### Written request:
Find the lines with "matplotlib" in them and copy them out.

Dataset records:
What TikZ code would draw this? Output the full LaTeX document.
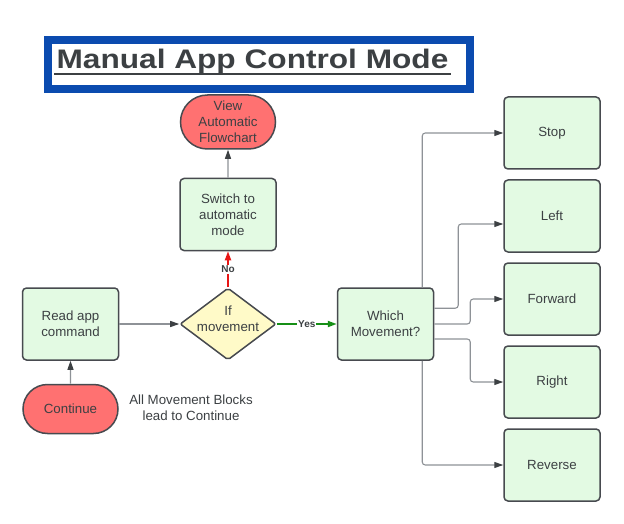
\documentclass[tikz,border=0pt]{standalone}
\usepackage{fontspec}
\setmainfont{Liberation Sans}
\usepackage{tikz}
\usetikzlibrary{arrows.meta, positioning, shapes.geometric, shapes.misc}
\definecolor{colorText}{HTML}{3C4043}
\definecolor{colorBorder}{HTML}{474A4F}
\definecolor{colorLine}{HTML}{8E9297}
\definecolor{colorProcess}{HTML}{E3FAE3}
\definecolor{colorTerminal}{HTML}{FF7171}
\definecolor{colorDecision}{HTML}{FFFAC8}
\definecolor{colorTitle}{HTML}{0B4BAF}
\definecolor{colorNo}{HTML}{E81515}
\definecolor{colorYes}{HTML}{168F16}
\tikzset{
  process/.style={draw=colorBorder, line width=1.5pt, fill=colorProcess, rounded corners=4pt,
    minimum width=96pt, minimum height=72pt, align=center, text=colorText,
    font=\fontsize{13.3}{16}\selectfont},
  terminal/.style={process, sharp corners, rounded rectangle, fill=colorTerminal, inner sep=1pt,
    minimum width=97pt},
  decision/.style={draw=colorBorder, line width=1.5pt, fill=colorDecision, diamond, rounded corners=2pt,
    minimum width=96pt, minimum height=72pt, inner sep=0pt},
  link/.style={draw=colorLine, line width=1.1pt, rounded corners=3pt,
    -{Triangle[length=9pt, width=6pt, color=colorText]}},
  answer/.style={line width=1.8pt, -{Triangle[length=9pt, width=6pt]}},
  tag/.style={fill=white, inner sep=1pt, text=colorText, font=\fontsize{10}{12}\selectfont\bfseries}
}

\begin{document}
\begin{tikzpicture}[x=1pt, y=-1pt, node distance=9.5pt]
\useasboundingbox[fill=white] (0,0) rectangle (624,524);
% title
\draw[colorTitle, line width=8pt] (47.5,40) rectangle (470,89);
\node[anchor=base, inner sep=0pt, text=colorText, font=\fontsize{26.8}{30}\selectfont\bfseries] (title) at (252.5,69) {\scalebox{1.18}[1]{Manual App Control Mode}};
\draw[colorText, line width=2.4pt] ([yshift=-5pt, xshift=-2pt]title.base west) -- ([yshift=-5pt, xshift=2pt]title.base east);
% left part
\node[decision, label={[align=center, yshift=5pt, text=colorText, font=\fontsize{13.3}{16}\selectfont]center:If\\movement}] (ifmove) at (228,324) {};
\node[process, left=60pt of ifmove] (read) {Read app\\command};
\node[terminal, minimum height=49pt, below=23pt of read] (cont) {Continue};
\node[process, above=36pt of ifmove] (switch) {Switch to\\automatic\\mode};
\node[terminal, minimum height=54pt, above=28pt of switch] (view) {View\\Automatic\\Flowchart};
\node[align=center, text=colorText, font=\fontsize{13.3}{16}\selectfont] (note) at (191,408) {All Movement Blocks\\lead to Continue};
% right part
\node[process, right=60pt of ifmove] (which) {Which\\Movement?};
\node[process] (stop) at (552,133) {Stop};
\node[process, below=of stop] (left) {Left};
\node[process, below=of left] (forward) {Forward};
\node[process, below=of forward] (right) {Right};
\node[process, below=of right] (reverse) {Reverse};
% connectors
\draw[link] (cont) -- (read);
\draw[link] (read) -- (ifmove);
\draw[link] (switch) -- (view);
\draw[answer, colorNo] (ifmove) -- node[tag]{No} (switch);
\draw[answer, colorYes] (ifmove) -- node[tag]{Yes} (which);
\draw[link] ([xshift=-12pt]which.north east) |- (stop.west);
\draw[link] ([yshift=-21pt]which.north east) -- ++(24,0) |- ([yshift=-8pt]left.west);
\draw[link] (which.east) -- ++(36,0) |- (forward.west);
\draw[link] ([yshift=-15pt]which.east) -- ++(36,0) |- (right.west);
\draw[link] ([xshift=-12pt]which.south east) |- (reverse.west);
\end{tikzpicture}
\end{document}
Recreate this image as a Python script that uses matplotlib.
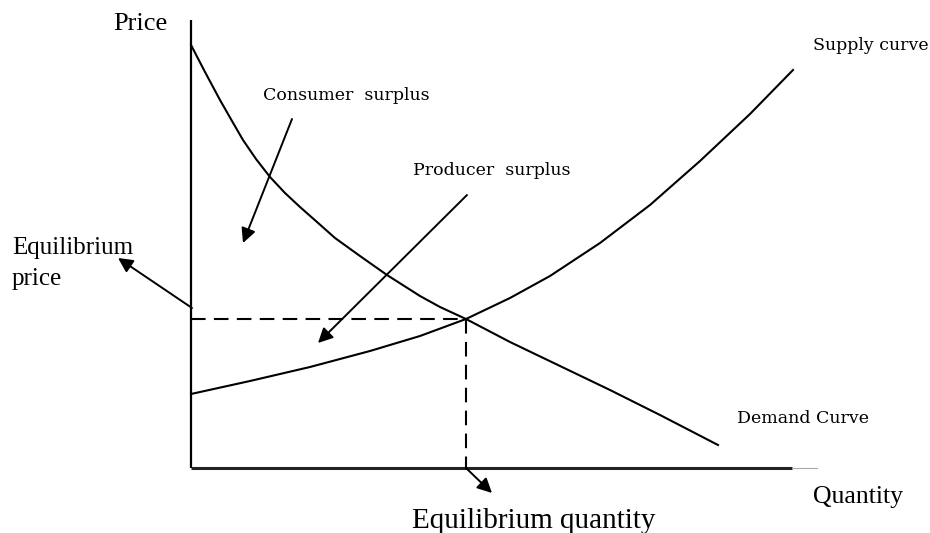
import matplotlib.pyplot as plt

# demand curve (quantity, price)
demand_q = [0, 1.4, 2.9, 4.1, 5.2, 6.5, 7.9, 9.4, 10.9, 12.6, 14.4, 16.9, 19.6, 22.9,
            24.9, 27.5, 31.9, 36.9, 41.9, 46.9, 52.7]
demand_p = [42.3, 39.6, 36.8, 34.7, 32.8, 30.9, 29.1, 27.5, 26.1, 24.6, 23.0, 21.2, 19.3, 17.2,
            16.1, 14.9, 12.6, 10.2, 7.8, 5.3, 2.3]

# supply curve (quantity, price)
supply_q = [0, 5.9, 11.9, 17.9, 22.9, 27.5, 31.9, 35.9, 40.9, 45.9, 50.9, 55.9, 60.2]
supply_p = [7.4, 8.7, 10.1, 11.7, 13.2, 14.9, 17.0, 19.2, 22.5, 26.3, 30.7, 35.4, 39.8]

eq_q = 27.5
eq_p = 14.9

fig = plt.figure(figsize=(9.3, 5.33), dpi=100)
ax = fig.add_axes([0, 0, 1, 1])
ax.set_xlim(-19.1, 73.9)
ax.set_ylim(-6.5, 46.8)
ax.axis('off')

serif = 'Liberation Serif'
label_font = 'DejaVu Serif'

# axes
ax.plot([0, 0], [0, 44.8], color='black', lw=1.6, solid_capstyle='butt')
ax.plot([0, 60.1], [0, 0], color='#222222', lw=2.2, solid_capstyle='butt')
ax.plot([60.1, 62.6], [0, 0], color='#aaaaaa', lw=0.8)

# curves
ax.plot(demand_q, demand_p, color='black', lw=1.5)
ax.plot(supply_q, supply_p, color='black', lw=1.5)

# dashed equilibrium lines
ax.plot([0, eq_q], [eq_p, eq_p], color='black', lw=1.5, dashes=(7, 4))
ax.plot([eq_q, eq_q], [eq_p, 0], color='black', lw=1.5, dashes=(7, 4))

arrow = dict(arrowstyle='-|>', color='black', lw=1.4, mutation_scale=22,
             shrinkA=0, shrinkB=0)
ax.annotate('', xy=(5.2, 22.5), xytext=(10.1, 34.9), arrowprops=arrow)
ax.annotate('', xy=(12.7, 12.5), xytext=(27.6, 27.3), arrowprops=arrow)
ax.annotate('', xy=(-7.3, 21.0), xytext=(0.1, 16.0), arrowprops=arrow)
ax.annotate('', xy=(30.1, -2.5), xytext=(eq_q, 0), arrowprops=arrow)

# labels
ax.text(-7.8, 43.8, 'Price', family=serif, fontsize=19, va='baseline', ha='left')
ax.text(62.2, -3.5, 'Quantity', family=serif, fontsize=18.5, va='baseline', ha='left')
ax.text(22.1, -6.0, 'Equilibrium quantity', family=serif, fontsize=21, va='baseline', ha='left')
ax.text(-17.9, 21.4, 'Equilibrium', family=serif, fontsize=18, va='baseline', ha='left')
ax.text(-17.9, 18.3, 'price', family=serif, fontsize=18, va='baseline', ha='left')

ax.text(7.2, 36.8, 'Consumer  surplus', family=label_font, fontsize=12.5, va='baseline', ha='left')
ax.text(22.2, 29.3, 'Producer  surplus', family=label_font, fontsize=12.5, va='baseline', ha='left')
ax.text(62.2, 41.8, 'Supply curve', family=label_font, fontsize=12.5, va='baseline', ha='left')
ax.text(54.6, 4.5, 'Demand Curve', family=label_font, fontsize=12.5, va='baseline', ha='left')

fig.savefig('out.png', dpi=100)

### Problem solution:
Recreate this image as a Python script that uses matplotlib.
import matplotlib.pyplot as plt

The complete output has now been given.